Secara garis besar ada dua cara penyelundupan pekerja migran yang digunakan sindikat di Batam. Cara pertama, penyelundup menggunakan perahu untuk memberangkatkan calon pekerja migran.
Perahu itu bisa langsung berlayar menuju ”Negeri Jiran” ataupun transfer di laut seperti yang belakangan ini terungkap.
Adapun cara kedua yang digunakan sindikat adalah memberangkatkan pekerja migran tanpa dokumen lewat pelabuhan resmi. Sindikat dan oknum petugas di pelabuhan mengorganisasi pekerja migran tanpa dokumen untuk menyeberang ke Malaysia dengan menggunakan paspor pelancong.
Oleh karena itu, menurut Amingga, aparat yang memiliki kewenangan melakukan penegakan hukum di laut juga perlu mengawasi kapal feri penumpang tujuan luar negeri.
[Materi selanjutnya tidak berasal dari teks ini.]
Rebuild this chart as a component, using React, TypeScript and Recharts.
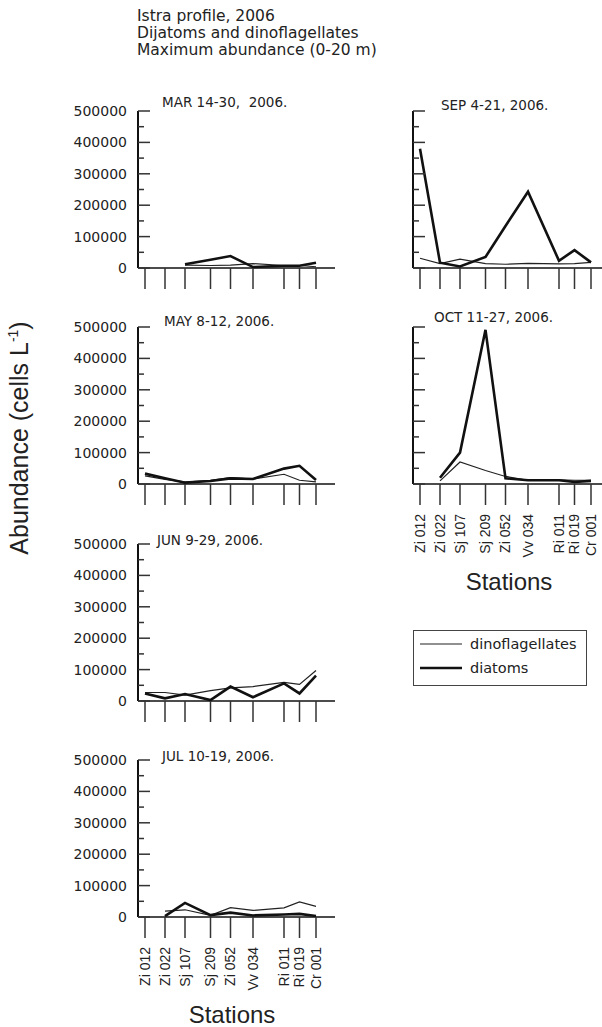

Ada dugaan kapal-kapal itu dimanfaatkan sindikat untuk memberangkatkan pekerja migran tanpa dokumen.
Kami masih menunggu tindak lanjut aparat terhadap nama-nama yang telah dikantongi Mahfud itu, apakah akan ditindak atau dibiarkan begitu saja. Menurut kami, pemberantasan TPPO sebenarnya bisa dimulai dari Batam. (RD Chrisanctus Paschalis Saturnus)
Sebelumnya, aktivis pembela korban perdagangan orang di Batam, RD Chrisanctus Paschalis Saturnus, menilai, penegakan hukum terhadap pelaku perdagangan orang di Batam masih berjalan setengah hati. Menurut dia, selama ini, yang dihukum hanya aktor di lapangan, sedangkan dalang di balik sindikat perdagangan masih bebas.
Paschalis menuturkan, Menteri Koordinator Bidang Politik, Hukum, dan Keamanan Mahfud MD sebelumnya menyebut telah mengantongi daftar sejumlah jaringan perdagangan orang yang menggurita di Batam. Hal itu diungkapkan Mahfud saat bertemu Paschalis di Batam pada 5 April lalu.
”Kami masih menunggu tindak lanjut aparat terhadap nama-nama yang telah dikantongi Mahfud itu, apakah akan ditindak atau dibiarkan begitu saja. Menurut kami, pemberantasan TPPO sebenarnya bisa dimulai dari Batam,” ujarnya pada 2 Juni lalu.